20 January 2008

estou num dia...

em que me pesa, como uma entrada no cárcere, a monotonia de tudo. A monotonia de tudo não é, porém, senão a monotonia de mim. Cada rosto, ainda que seja o de quem vimos ontem, é outro hoje, pois que hoje não é ontem. Cada dia é o dia que é, e nunca houve outro igual no mundo. Só em nossa alma está a identidade – a identidade sentida, embora falsa, consigo mesma – pela qual tudo se assemelha e se simplifica. O mundo é coisas destacadas e arestas diferentes; mas, se somos míopes, é uma névoa insuficiente e contínua.
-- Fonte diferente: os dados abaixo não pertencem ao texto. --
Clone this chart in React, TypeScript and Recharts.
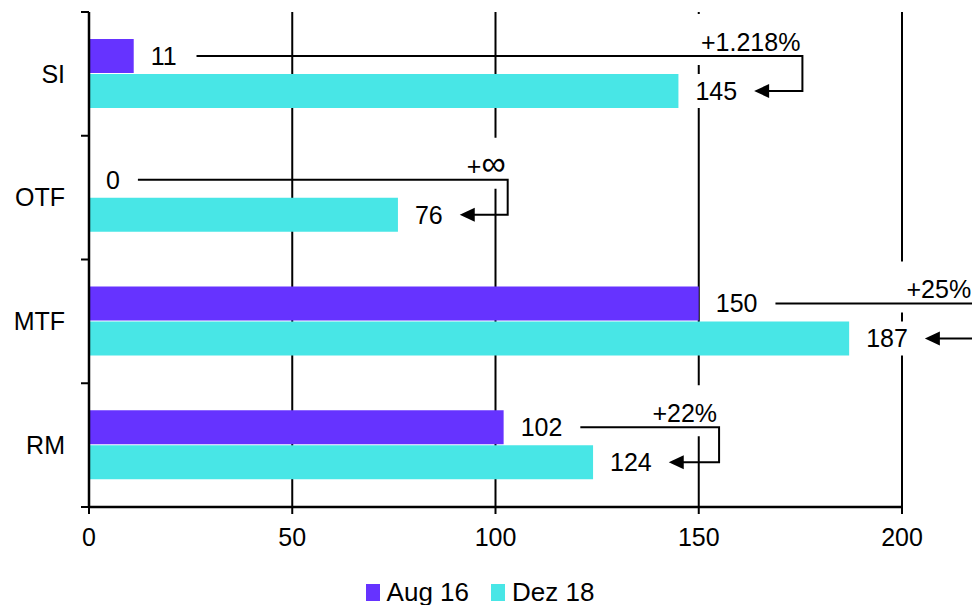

O meu desejo é fugir. Fugir ao que conheço, fugir ao que é meu, fugir ao que amo. Desejo partir – não para as Índias impossíveis, ou para as grandes ilhas ao Sul de tudo, mas para o lugar qualquer – aldeia ou ermo – que tenha em si o não ser este lugar. Quero não ver mais estes rostos, estes hábitos e estes dias. Quero repousar, alheio, do meu fingimento orgânico. Quero sentir o sono chegar como vida, e não como repouso. Uma cabana à beira-mar, uma caverna, até, no socalco rugoso de uma serra, me pode dar isto. Infelizmente, só a minha vontade mo não pode dar.